In fact, the use of “enhanced interrogation techniques” on Khalid Sheik Mohammed produced false and misleading information. He specifically told his interrogators that Abu Ahmed had moved to Peshawar, got married and ceased his role as an al-Qaeda facilitator — none of which was true. According to the staff of the Senate intelligence committee, the best intelligence gained from a CIA detainee — information describing Abu Ahmed al-Kuwaiti’s real role in al-Qaeda and his true relationship to bin Laden — was obtained through standard, noncoercive means.

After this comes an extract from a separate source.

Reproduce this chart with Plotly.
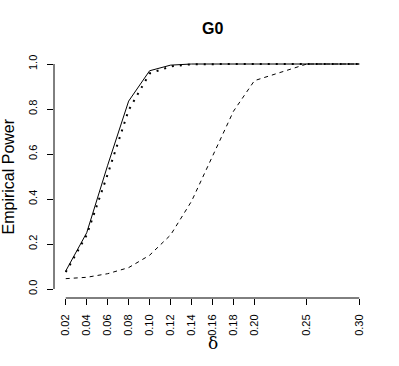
import plotly.graph_objects as go

delta = [0.02, 0.04, 0.06, 0.08, 0.10, 0.12, 0.14, 0.16, 0.18, 0.20, 0.25, 0.30]
tick_labels = ["0.02", "0.04", "0.06", "0.08", "0.10", "0.12", "0.14", "0.16", "0.18", "0.20", "0.25", "0.30"]
solid = [0.08, 0.25, 0.55, 0.835, 0.97, 0.995, 1.0, 1.0, 1.0, 1.0, 1.0, 1.0]
dotted = [0.075, 0.24, 0.51, 0.795, 0.958, 0.989, 0.999, 1.0, 1.0, 1.0, 1.0, 1.0]
dashed = [0.046, 0.052, 0.068, 0.095, 0.15, 0.24, 0.39, 0.59, 0.79, 0.926, 1.0, 1.0]
y_ticks = [0.0, 0.2, 0.4, 0.6, 0.8, 1.0]
y_tick_labels = ["0.0", "0.2", "0.4", "0.6", "0.8", "1.0"]

FONT = "Liberation Sans, Arial, sans-serif"

fig = go.Figure()
fig.add_trace(go.Scatter(x=delta, y=solid, mode="lines",
                         line=dict(color="black", width=1), showlegend=False))
fig.add_trace(go.Scatter(x=delta, y=dotted, mode="lines",
                         line=dict(color="black", width=2, dash="2px,6px"), showlegend=False))
fig.add_trace(go.Scatter(x=delta, y=dashed, mode="lines",
                         line=dict(color="black", width=1, dash="4px,4px"), showlegend=False))

xr = [delta[0] - 0.04 * (delta[-1] - delta[0]), delta[-1] + 0.04 * (delta[-1] - delta[0])]
yr = [-0.04, 1.04]

fig.update_layout(
    width=399, height=366,
    margin=dict(l=54, r=28, t=55, b=67.5),
    paper_bgcolor="white", plot_bgcolor="white",
    font=dict(family=FONT, color="black", size=11),
    xaxis=dict(range=xr, tickvals=delta, ticktext=tick_labels, tickangle=-90,
               ticks="outside", ticklen=6, tickcolor="black", tickwidth=1,
               showline=False, showgrid=False, zeroline=False,
               tickfont=dict(size=11), ticklabelstandoff=5),
    yaxis=dict(range=yr, tickvals=y_ticks, ticktext=y_tick_labels, tickangle=-90,
               ticks="outside", ticklen=6, tickcolor="black", tickwidth=1,
               showline=False, showgrid=False, zeroline=False,
               tickfont=dict(size=11), ticklabelstandoff=6),
    shapes=[
        dict(type="line", xref="x", yref="paper", x0=delta[0], x1=delta[-1], y0=0, y1=0,
             line=dict(color="black", width=1)),
        dict(type="line", xref="paper", yref="y", x0=0, x1=0, y0=y_ticks[0], y1=y_ticks[-1],
             line=dict(color="black", width=1)),
    ],
    annotations=[
        dict(text="<b>G0</b>", xref="paper", yref="paper", x=0.5, y=1, yshift=27,
             showarrow=False, font=dict(size=16, family=FONT), yanchor="middle"),
        dict(text="Empirical Power", xref="paper", yref="paper", x=0, y=0.5,
             xshift=-46, textangle=-90, showarrow=False, font=dict(size=16, family=FONT),
             xanchor="center", yanchor="middle"),
        dict(text="δ", xref="paper", yref="paper", x=0.5, y=0, yshift=-45,
             showarrow=False, font=dict(size=17, family="DejaVu Serif, serif"),
             yanchor="middle"),
    ],
)

fig.write_html("out.html", config={"displayModeBar": False},
               post_script="document.body.style.margin='0';document.body.style.padding='0';")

I know from personal experience that the abuse of prisoners sometimes produces good intelligence but often produces bad intelligence because under torture a person will say anything he thinks his captors want to hear — true or false — if he believes it will relieve his suffering. Often, information provided to stop the torture is deliberately misleading.

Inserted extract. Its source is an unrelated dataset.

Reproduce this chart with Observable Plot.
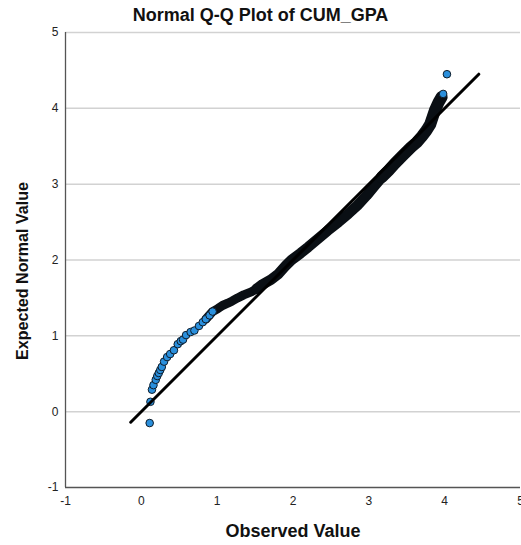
<!DOCTYPE html>
<html>
<head>
<meta charset="utf-8">
<script src="https://cdn.jsdelivr.net/npm/d3@7"></script>
<script src="https://cdn.jsdelivr.net/npm/@observablehq/plot@0.6"></script>
<style>
  html, body { margin: 0; padding: 0; background: #fff; overflow: hidden; }
  #title { height: 26px; text-align: center; padding-left: 4px; position: relative;
           font: bold 18px "Liberation Sans", Arial, sans-serif; color: #111; white-space: nowrap; overflow: visible; }
  #title span { position: absolute; left: 0; right: 0; top: 6px; line-height: 18px; }
  #chart svg { display: block; }
</style>
</head>
<body>
<div id="title"><span>Normal Q-Q Plot of CUM_GPA</span></div>
<div id="chart"></div>
<script>
// ---- data ----
const xTicks = [-1, 0, 1, 2, 3, 4, 5];
const yTicks = [-1, 0, 1, 2, 3, 4, 5];

// sparse lower tail of observations
const lowObserved = [0.11, 0.12, 0.14, 0.16, 0.19, 0.21, 0.23, 0.25, 0.27, 0.30, 0.34, 0.38, 0.43, 0.48, 0.52, 0.55, 0.59, 0.65, 0.70, 0.76, 0.81, 0.85, 0.90, 0.94];
const lowExpected = [-0.15, 0.13, 0.29, 0.35, 0.42, 0.47, 0.51, 0.55, 0.59, 0.66, 0.72, 0.76, 0.81, 0.89, 0.93, 0.95, 1.01, 1.05, 1.07, 1.13, 1.18, 1.22, 1.27, 1.32];

// dense band of overlapping observations
const bandObserved = [0.85, 0.94, 1.01, 1.07, 1.14, 1.20, 1.27, 1.35, 1.45, 1.52, 1.60, 1.71, 1.80, 1.90, 1.98, 2.10, 2.20, 2.33, 2.46, 2.60, 2.73, 2.85, 2.97, 3.07, 3.17, 3.26, 3.34, 3.45, 3.56, 3.63, 3.70, 3.76, 3.81, 3.87, 3.92, 3.96];
const bandExpected = [1.22, 1.32, 1.36, 1.40, 1.43, 1.46, 1.50, 1.54, 1.58, 1.62, 1.68, 1.74, 1.81, 1.92, 2.00, 2.09, 2.17, 2.28, 2.39, 2.50, 2.61, 2.72, 2.85, 2.97, 3.09, 3.18, 3.27, 3.38, 3.49, 3.55, 3.63, 3.71, 3.79, 3.97, 4.08, 4.15];

// upper extreme observations
const topObserved = [3.98, 4.03];
const topExpected = [4.19, 4.45];

// reference line (y = x)
const refObserved = [-0.14, 4.45];
const refExpected = [-0.14, 4.45];

// ---- tables ----
const lowRows = lowObserved.map((x, i) => ({x, y: lowExpected[i]}));
const bandRows = bandObserved.map((x, i) => ({x, y: bandExpected[i]}));
const topRows = topObserved.map((x, i) => ({x, y: topExpected[i]}));
const refRows = refObserved.map((x, i) => ({x, y: refExpected[i]}));

const FONT = '"Liberation Sans", Arial, sans-serif';
const dotFill = "#2a8fdc", dotStroke = "#0e1c2a";

const chart = Plot.plot({
  width: 521,
  height: 519,
  marginTop: 6,
  marginBottom: 58,
  marginLeft: 65,
  marginRight: 1,
  style: {fontFamily: FONT, fontSize: "12px", color: "#222", background: "white", overflow: "visible"},
  x: {domain: [-1, 5], ticks: xTicks, tickSize: 0, tickPadding: 9, label: null, tickFormat: d => String(d)},
  y: {domain: [-1, 5], ticks: yTicks, tickSize: 0, tickPadding: 7, label: null, tickFormat: d => String(d)},
  marks: [
    Plot.ruleY(yTicks.filter(d => d > -1), {stroke: "#d2d2d2", strokeWidth: 1.5}),
    Plot.ruleX([-1], {stroke: "#555", strokeWidth: 1.3}),
    Plot.ruleY([-1], {stroke: "#555", strokeWidth: 1.3}),
    // dense band
    Plot.line(bandRows, {x: "x", y: "y", filter: d => d.x <= 1.6, stroke: "#0a0f14", strokeWidth: 9, strokeLinecap: "round", strokeLinejoin: "round"}),
    Plot.line(bandRows, {x: "x", y: "y", filter: d => d.x >= 1.52 && d.x <= 3.26, stroke: "#0a0f14", strokeWidth: 10.5, strokeLinecap: "round", strokeLinejoin: "round"}),
    Plot.line(bandRows, {x: "x", y: "y", filter: d => d.x >= 3.17, stroke: "#0a0f14", strokeWidth: 12, strokeLinecap: "round", strokeLinejoin: "round"}),
    // sparse points
    Plot.dot(lowRows, {x: "x", y: "y", r: 3.8, fill: dotFill, stroke: dotStroke, strokeWidth: 1}),
    Plot.dot(topRows, {x: "x", y: "y", r: 3.8, fill: dotFill, stroke: dotStroke, strokeWidth: 1}),
    // reference line
    Plot.line(refRows, {x: "x", y: "y", stroke: "#000", strokeWidth: 3}),
    // axis titles
    Plot.text(["Observed Value"], {text: d => d, frameAnchor: "bottom", dy: 49, fontSize: 18, fontWeight: "bold", fill: "#111"}),
    Plot.text(["Expected Normal Value"], {text: d => d, frameAnchor: "left", dx: -43, dy: 11, rotate: -90, fontSize: 17, fontWeight: "bold", fill: "#111"})
  ]
});
document.getElementById("chart").appendChild(chart);

// compress the vertical axis title to the reference's length, keeping it centred
chart.querySelectorAll("text").forEach(t => {
  if (t.textContent === "Expected Normal Value") {
    t.setAttribute("text-anchor", "start");
    t.setAttribute("x", "-89");
    t.setAttribute("textLength", "178");
    t.setAttribute("lengthAdjust", "spacingAndGlyphs");
  }
});
</script>
</body>
</html>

Look, that’s great and everything that you are writing op-eds in the WaPo, but some of us remember that every single time it mattered, you were no where to be found:
Today the Senate voted 51-45 to adopt the Conference Committee’s intelligence authorization bill. Included in that bill is section 327, a Feinstein Amendment that would require all agencies of the U.S. government, not simply the military — to limit interrogation techniques to those identified in Army Field Manual 2-22.3. Section 327 reads as follows:
SEC. 327. LIMITATION ON INTERROGATION TECHNIQUES.
(a) LIMITATION.—No individual in the custody or under the effective control of an element of the intelligence community or instrumentality thereof, regardless of nationality or physical location, shall be subject to any treatment or technique of interrogation not authorized by the United States Army Field Manual on Human Intelligence Collector Operations.
(b) INSTRUMENTALITY DEFINED.—In this section, the term ‘‘instrumentality’’, with respect to an element of the intelligence community, means a contractor or subcontractor at any tier of the element of the intelligence community.Only five Republicans voted for the bill–Senators Collins, Hagel, Lugar, Smith and Snowe.
Conspicuously absent from this list is, of course, Senator and Republican presidential nominee John McCain, who has bravely led several previous legislative efforts to prohibit torture. Senator McCain has issued an explanation for his vote, reprinted below. According to the Director of the FBI and Director of the Defense Intelligence Agency [see this video at 1:30-1:32], the Army Field Manual techniques are sufficient for both the military and the FBI to successfully interrogate detainees, including those who might have critical information that might prevent imminent harm to U.S. persons. But apparently Senator McCain has concluded that such techniques are not enough for the CIA.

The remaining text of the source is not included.